Our work is not dependent on Amd; we use it for convenience. Amd typically controls the (un)mounting of all file systems on the client machines on which it runs, and there is no advantage to our work in circumventing it and performing our own (un)mounts.

2.3.1 How Our Work Goes Beyond Amd

Amd does not already possess the capabilities we need, nor is our work a simple extension to Amd. Our work adds at least three major capabilities:

1.

Amd keeps a description of where to find to-be-mounted file systems in ``mount-maps.'' These maps are written and maintained by administrators and are static in the sense that Amd has no ability for automated, adaptive, unplanned discovery and selection of a replacement file system.

2.

Because it is only a user-level automount daemon, Amd has limited means to monitor the response of rfscall() or any other kernel routine.

Many systems provide a tool, like nfsstat, that returns timing information gathered by the kernel.
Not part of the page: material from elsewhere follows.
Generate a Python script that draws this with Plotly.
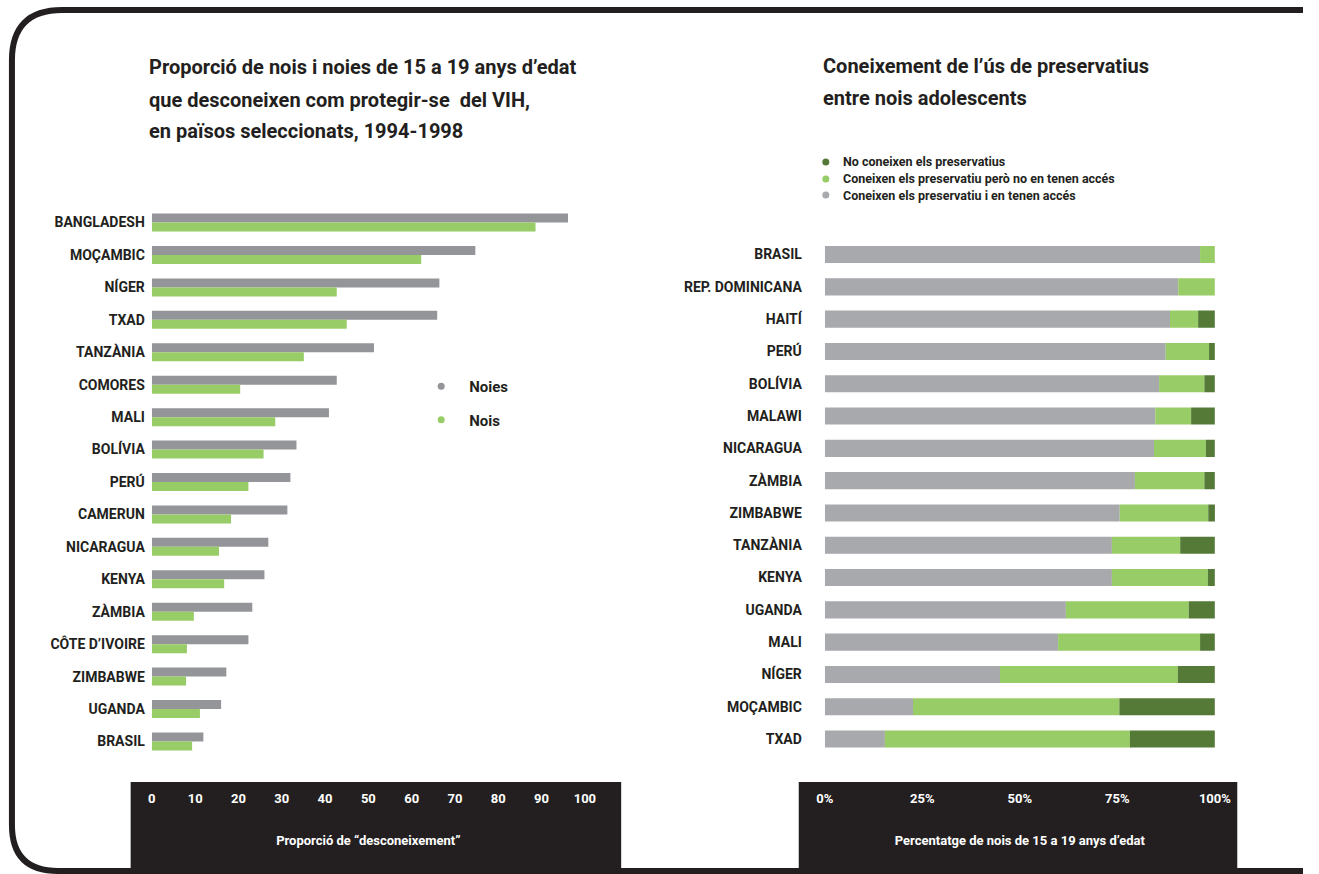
import plotly.graph_objects as go

W, H = 1319, 874
INK = "#231f20"
GRAY_L = "#939598"
GRAY_R = "#a7a9ac"
GREEN = "#98cc66"
DARK_GREEN = "#557a38"
FONT = "Roboto"

# Left panel: share of 15-19 year-olds who do not know how to protect themselves from HIV
countries_left = ["BANGLADESH", "MOÇAMBIC", "NÍGER", "TXAD", "TANZÀNIA", "COMORES", "MALI",
                  "BOLÍVIA", "PERÚ", "CAMERUN", "NICARAGUA", "KENYA", "ZÀMBIA",
                  "CÔTE D’IVOIRE", "ZIMBABWE", "UGANDA", "BRASIL"]
noies = [96.1, 74.7, 66.4, 65.9, 51.3, 42.7, 40.9, 33.4, 32.0, 31.3, 26.9, 26.0, 23.2,
         22.3, 17.2, 16.0, 11.9]
nois = [88.6, 62.2, 42.7, 45.0, 35.1, 20.4, 28.5, 25.8, 22.3, 18.3, 15.5, 16.7, 9.7,
        8.1, 7.9, 11.1, 9.3]
ticks_left = [0, 10, 20, 30, 40, 50, 60, 70, 80, 90, 100]

# Right panel: condom knowledge among adolescent boys (percent)
countries_right = ["BRASIL", "REP. DOMINICANA", "HAITÍ", "PERÚ", "BOLÍVIA", "MALAWI",
                   "NICARAGUA", "ZÀMBIA", "ZIMBABWE", "TANZÀNIA", "KENYA", "UGANDA",
                   "MALI", "NÍGER", "MOÇAMBIC", "TXAD"]
amb_acces = [96.2, 90.6, 88.5, 87.4, 85.7, 84.7, 84.4, 79.5, 75.6, 73.6, 73.6, 61.8,
             59.8, 44.9, 22.6, 15.4]
sense_acces = [3.8, 9.4, 7.2, 11.1, 11.6, 9.2, 13.3, 17.8, 22.7, 17.5, 24.6, 31.5,
               36.4, 45.6, 52.9, 62.8]
no_coneixen = [0.0, 0.0, 4.3, 1.5, 2.7, 6.1, 2.3, 2.7, 1.8, 8.9, 1.8, 6.7,
               3.8, 9.5, 24.5, 21.8]
ticks_right = [0, 25, 50, 75, 100]
ticks_right_text = ["0%", "25%", "50%", "75%", "100%"]
legend_right = ["No coneixen els preservatius",
                "Coneixen els preservatiu però no en tenen accés",
                "Coneixen els preservatiu i en tenen accés"]
legend_right_colors = [DARK_GREEN, GREEN, GRAY_R]


def px_x(x):
    return x / W


def px_y(y):
    return 1 - y / H


fig = go.Figure()

# --- left panel bars
fig.add_trace(go.Bar(y=countries_left, x=noies, orientation="h", marker_color=GRAY_L,
                     marker_line_width=0, showlegend=False, xaxis="x", yaxis="y"))
fig.add_trace(go.Bar(y=countries_left, x=nois, orientation="h", marker_color=GREEN,
                     marker_line_width=0, showlegend=False, xaxis="x", yaxis="y"))

# --- right panel stacked bars (one offset group, segments start at the running total)
fig.add_trace(go.Bar(y=countries_right, x=amb_acces, orientation="h", marker_color=GRAY_R,
                     marker_line_width=0, showlegend=False, xaxis="x2", yaxis="y2",
                     offsetgroup="r"))
fig.add_trace(go.Bar(y=countries_right, x=sense_acces, base=amb_acces, orientation="h",
                     marker_color=GREEN, marker_line_width=0, showlegend=False,
                     xaxis="x2", yaxis="y2", offsetgroup="r"))
fig.add_trace(go.Bar(y=countries_right, x=no_coneixen,
                     base=[a + b for a, b in zip(amb_acces, sense_acces)],
                     orientation="h", marker_color=DARK_GREEN, marker_line_width=0,
                     showlegend=False, xaxis="x2", yaxis="y2", offsetgroup="r"))

# --- left legend: round markers
for name, col in [("Noies", GRAY_L), ("Nois", GREEN)]:
    fig.add_trace(go.Scatter(x=[None], y=[None], mode="markers", name=name,
                             marker=dict(color=col, size=7), legend="legend",
                             legendgroup=name, xaxis="x", yaxis="y"))

shapes = []
# dark bands carrying the x axes
shapes.append(dict(type="rect", xref="paper", yref="paper", x0=px_x(124), x1=px_x(624),
                   y0=px_y(874), y1=px_y(782), fillcolor=INK, line_width=0, layer="below"))
shapes.append(dict(type="rect", xref="paper", yref="paper", x0=px_x(805), x1=px_x(1252),
                   y0=px_y(874), y1=px_y(782), fillcolor=INK, line_width=0, layer="below"))

# outer frame with rounded left corners, open on the right
xl, yt, yb, xr = 3, 10, 871, 1319
r1x, r1y, r2x, r2y = 51, 50, 47, 46
path = (f"M {px_x(xr)},{px_y(yt)} L {px_x(xl + r1x)},{px_y(yt)} "
        f"Q {px_x(xl)},{px_y(yt)} {px_x(xl)},{px_y(yt + r1y)} "
        f"L {px_x(xl)},{px_y(yb - r2y)} "
        f"Q {px_x(xl)},{px_y(yb)} {px_x(xl + r2x)},{px_y(yb)} "
        f"L {px_x(xr)},{px_y(yb)}")
shapes.append(dict(type="path", xref="paper", yref="paper", path=path,
                   line=dict(color=INK, width=6), layer="above"))

# right legend: round markers with labels
for i, (name, col) in enumerate(zip(legend_right, legend_right_colors)):
    yy = [162, 179, 195][i]
    shapes.append(dict(type="circle", xref="paper", yref="paper",
                       xsizemode="pixel", ysizemode="pixel",
                       xanchor=px_x(832.6), yanchor=px_y(yy),
                       x0=-3.5, x1=3.5, y0=-3.5, y1=3.5,
                       fillcolor=col, line_width=0))

title_font = dict(family=FONT, size=20, color=INK, weight="bold")
annotations = []
for txt, y in [("Proporció de nois i noies de 15 a 19 anys d’edat", 67),
               ("que desconeixen com protegir-se  del VIH,", 100),
               ("en països seleccionats, 1994-1998", 131)]:
    annotations.append(dict(text=txt, xref="paper", yref="paper", x=px_x(140.5), y=px_y(y),
                            xanchor="left", yanchor="middle", showarrow=False,
                            font=title_font))
for txt, y in [("Coneixement de l’ús de preservatius", 66),
               ("entre nois adolescents", 98)]:
    annotations.append(dict(text=txt, xref="paper", yref="paper", x=px_x(827.5), y=px_y(y),
                            xanchor="left", yanchor="middle", showarrow=False,
                            font=title_font))
for name, yy in zip(legend_right, [162, 179, 195]):
    annotations.append(dict(text=name, xref="paper", yref="paper", x=px_x(848), y=px_y(yy),
                            xanchor="left", yanchor="middle", showarrow=False,
                            font=dict(family=FONT, size=12.5, color=INK, weight="bold")))

tickfont_y = dict(family=FONT, size=14, color=INK, weight="bold")
tickfont_x = dict(family=FONT, size=13, color="white", weight="bold")
axis_title_font = dict(family=FONT, size=13, color="white", weight="bold")

fig.update_layout(
    width=W, height=H, autosize=False, margin=dict(l=0, r=0, t=0, b=0, pad=0),
    paper_bgcolor="white", plot_bgcolor="rgba(0,0,0,0)",
    barmode="group", bargap=0.445, bargroupgap=0,
    font=dict(family=FONT, color=INK),
    xaxis=dict(domain=[px_x(145.6), px_x(587.0)], range=[0, 100], tickvals=ticks_left,
               showgrid=False, zeroline=False, showline=False, ticks="",
               anchor="free", position=px_y(789), tickfont=tickfont_x,
               title=dict(text="Proporció de “desconeixement”", standoff=30,
                          font=axis_title_font)),
    yaxis=dict(domain=[px_y(757.7), px_y(206.3)], categoryorder="array",
               categoryarray=countries_left, range=[len(countries_left) - 0.5, -0.5],
               showgrid=False, zeroline=False, showline=False, ticks="",
               ticklabelstandoff=6, tickfont=tickfont_y, anchor="x"),
    xaxis2=dict(domain=[px_x(831.6), px_x(1229.2)], range=[0, 100], tickvals=ticks_right,
                ticktext=ticks_right_text, showgrid=False, zeroline=False, showline=False,
                ticks="", anchor="free", position=px_y(789), tickfont=tickfont_x,
                title=dict(text="Percentatge de nois de 15 a 19 anys d’edat", standoff=30,
                           font=axis_title_font)),
    yaxis2=dict(domain=[px_y(755.2), px_y(238.4)], categoryorder="array",
                categoryarray=countries_right, range=[len(countries_right) - 0.5, -0.5],
                showgrid=False, zeroline=False, showline=False, ticks="",
                ticklabelstandoff=22, tickfont=tickfont_y, anchor="x2"),
    legend=dict(x=px_x(412), y=px_y(370), xanchor="left", yanchor="top",
                bgcolor="rgba(0,0,0,0)", tracegroupgap=11, itemwidth=46,
                font=dict(family=FONT, size=15, color=INK, weight="bold")),
    shapes=shapes, annotations=annotations,
)

# stacked right-panel bars sit in one offset group; keep their thickness
fig.update_traces(width=0.53, selector=dict(offsetgroup="r"))

fig.write_html("out.html", config={"displayModeBar": False, "responsive": False},
               post_script="document.body.style.margin='0';"
                           "document.body.style.overflow='hidden';")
However, nfsstat is inadequate because it is not as accurate as our measurements, and provides weighted average response time rather than measured response time. Our method additionally is less sensitive to outliers, and measures both short-term and long-term performance.

3.

Our mechanism provides for transparently switching open files from one file system to its replacement.

Amd might be considered the more ``natural'' place for our user-level code, since Amd makes similar mount decisions based on some criteria. Some coding could have been saved and speedups made if we placed our user-level management code inside Amd. However, we saw two main problems with this approach:

1.

Amd is maintained by different people, and we would have to continually keep Amd and our programs in sync.

2.

Not everyone uses Amd as their automounter, if any at all. By placing our code inside Amd we would have forced other administrators to run and maintain Amd as well.